Your Startup Is Uninteresting

There’s a reason I’m doing what I’m doing now (making games). The projects that I work on require truly interdisciplinary thinking on large scales. Gamers are found in pretty much every microcosm of our population and making something “fun” is very nuanced and difficult. Of equal importance is the technical challenge associated with shipping a game (especially if it’s real-time, 3d, etc).

So when people pitch their “startups” to me, I can’t help but think, “I would never work for that startup.” Here is what makes a startup uninteresting to me:

  1. There are no hard problems
    • So many startups I see on hackernews or in my linkedin mail is just another REST application.
    • Boring boring boring. At least try to make a new kind of database, or programaming language, or mode of transportation, or anything that is not something some kids could have done in high school (if they were high schoolers, I’d be more impressed of course).
  2. The people leading the project are not technically sound
    • This can be smelled miles away. “Expertise in Ruby or NoSQL preferred.”
    • If I had a dollar every time a person who wanted to use a NoSQL store actually needed a NoSQL store, I’d be a millionaire.
  3. The business aspect is not sound either
    • This relates somewhat to #1. There is nothing in the product or service proposal that strikes me as something groundbreaking.
    • Making money is secondary to solving problems to me. The first follows the second.

Every now and then, I see something more interesting, but for the most part, “entrepreneurs” have their mind in the “WHAT REST BASED WEB APP CAN I SPIN UP IN RAILS THAT HASN’T BEEN DONE BEFORE” gutter. They find their idea, and immediately incorporate themselves as a C-Corp because that’s what everybody else does (even though their little web app is unlikely to ever need more than 100 shareholders).
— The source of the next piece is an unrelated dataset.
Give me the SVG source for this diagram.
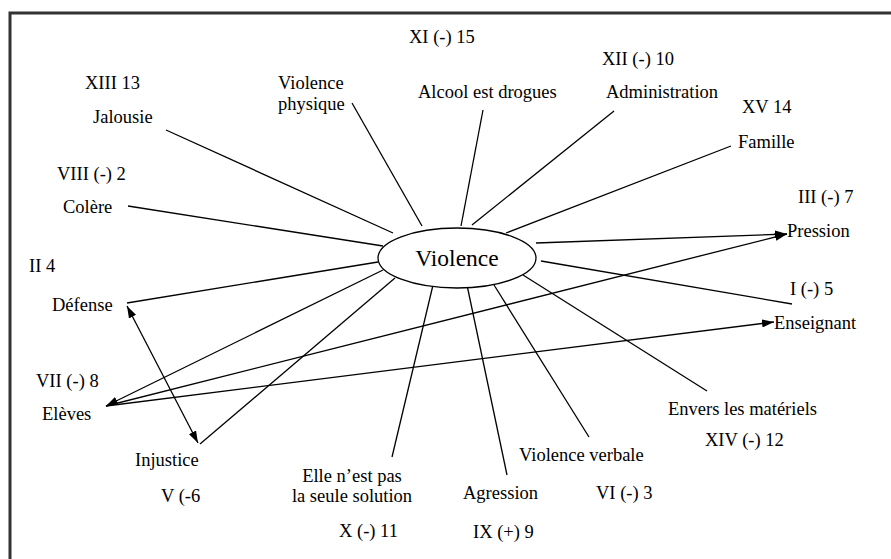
<svg xmlns="http://www.w3.org/2000/svg" width="891" height="559" viewBox="0 0 891 559">
<style>
.c line{stroke:#000;stroke-width:1.3}
.frame{stroke:#333;stroke-width:3;fill:none}
text{font-family:"Liberation Serif","Times New Roman",serif;font-size:18.5px;fill:#000}
</style>
<defs>
<marker id="ah" viewBox="0 0 12 8" refX="12" refY="4" markerWidth="12" markerHeight="8" markerUnits="userSpaceOnUse" orient="auto-start-reverse">
<path d="M0,0 L12,4 L0,8 z" fill="#000"/>
</marker>
</defs>
<rect width="891" height="559" fill="#fff"/>
<path class="frame" d="M10,559 L10,13 L891,13"/>
<g class="c" id="connectors">
<line x1="166" y1="130" x2="393" y2="233"/>
<line x1="352" y1="103" x2="422" y2="226"/>
<line x1="128" y1="206" x2="383" y2="246"/>
<line x1="483" y1="110" x2="461" y2="226"/>
<line x1="614" y1="111" x2="472" y2="225"/>
<line x1="731" y1="146" x2="506" y2="233"/>
<line x1="536" y1="243" x2="787" y2="234" marker-end="url(#ah)"/>
<line x1="541" y1="261" x2="792" y2="304"/>
<line x1="127" y1="303" x2="378" y2="262"/>
<line x1="383" y1="270" x2="106" y2="406" marker-end="url(#ah)"/>
<line x1="395" y1="278" x2="200" y2="444"/>
<line x1="106" y1="406" x2="787" y2="234" marker-end="url(#ah)"/>
<line x1="106" y1="406" x2="774" y2="322" marker-end="url(#ah)"/>
<line x1="127" y1="306" x2="198" y2="443" marker-start="url(#ah)" marker-end="url(#ah)"/>
<line x1="433" y1="285" x2="392" y2="457"/>
<line x1="467" y1="285" x2="507" y2="475"/>
<line x1="494" y1="285" x2="589" y2="437"/>
<line x1="523" y1="275" x2="707" y2="391"/>
</g>
<g id="violence">
<ellipse cx="457" cy="258" rx="79" ry="30" fill="#fff" stroke="#000" stroke-width="1.3"/>
<text x="457" y="266" text-anchor="middle" style="font-size:23.5px">Violence</text>
</g>
<g id="jalousie"><text x="85" y="89">XIII 13</text><text x="93" y="123">Jalousie</text></g>
<g id="physique"><text x="278" y="89">Violence</text><text x="278" y="110">physique</text></g>
<g id="colere"><text x="57" y="180">VIII (-) 2</text><text x="63" y="213">Colère</text></g>
<g id="alcool"><text x="409" y="43">XI (-) 15</text><text x="418" y="98">Alcool est drogues</text></g>
<g id="administration"><text x="602" y="65">XII (-) 10</text><text x="606" y="98">Administration</text></g>
<g id="famille"><text x="742" y="113">XV 14</text><text x="738" y="148">Famille</text></g>
<g id="pression"><text x="798" y="203">III (-) 7</text><text x="787" y="237">Pression</text></g>
<g id="enseignant"><text x="790" y="295">I (-) 5</text><text x="774" y="329">Enseignant</text></g>
<g id="defense"><text x="29" y="272">II 4</text><text x="52" y="311">Défense</text></g>
<g id="eleves"><text x="36" y="387">VII (-) 8</text><text x="42" y="420">Elèves</text></g>
<g id="injustice"><text x="135" y="466">Injustice</text><text x="161" y="502">V (-6</text></g>
<g id="solution"><text x="352" y="482" text-anchor="middle">Elle n’est pas</text><text x="352" y="502" text-anchor="middle">la seule solution</text><text x="339" y="537">X (-) 11</text></g>
<g id="agression"><text x="463" y="499">Agression</text><text x="473" y="538">IX (+) 9</text></g>
<g id="verbale"><text x="519" y="461">Violence verbale</text><text x="596" y="499">VI (-) 3</text></g>
<g id="materiels"><text x="668" y="415">Envers les matériels</text><text x="705" y="446">XIV (-) 12</text></g>
</svg>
So then, what makes a startup more interesting?

  1. Challenging problems
    • This is easy to fake. Even an easy problem can be “challenging” if you’re restricted to doing it in 40 seconds or less.
    • If I can’t quite come up with the solution the the problem in the first 48 hours, and even then, only have an idea afterwards, it is somewhat challenging
  2. Interesting problems
    • If I can’t stop thinking about the problem, then it is an interesting problem as well.
    • This is more subjective than #1 but some thing are obviously uninteresting as well.
  3. The problems solve a demand
    • I don’t need to see weeks and weeks of market research
    • The “measure the demand first” principle that so many startups employ is all well and good, but I think it derives from how most of their “products” is a simple webapp that wouldn’t have much demand unless it was a fluke.
    • Give me a highly performant distributed database that supports multi-object transactions. Boom. Demand guaranteed. Or an extremely addictive and fun video game. Again, demand guaranteed.
  4. The problems solve a demand I have
    • Even if the first 3 points are there, if I personally am not interested in the result, then I will never be able to summon the passion required to see it through to the end

In short, startups are startups because they do things that haven’t been done before. As to the reason why it hasn’t been done before, it could be that the problem was not worth solving or that the problem was too hard to solve or that the problem has never occurred to anybody before. Startup founders need to realize that problems that fall into the last category are the rarest and subject to the most risk (they are easy to replicate). Problems that are in the last category could be interesting. Problems that meet a demand in the second category are interesting.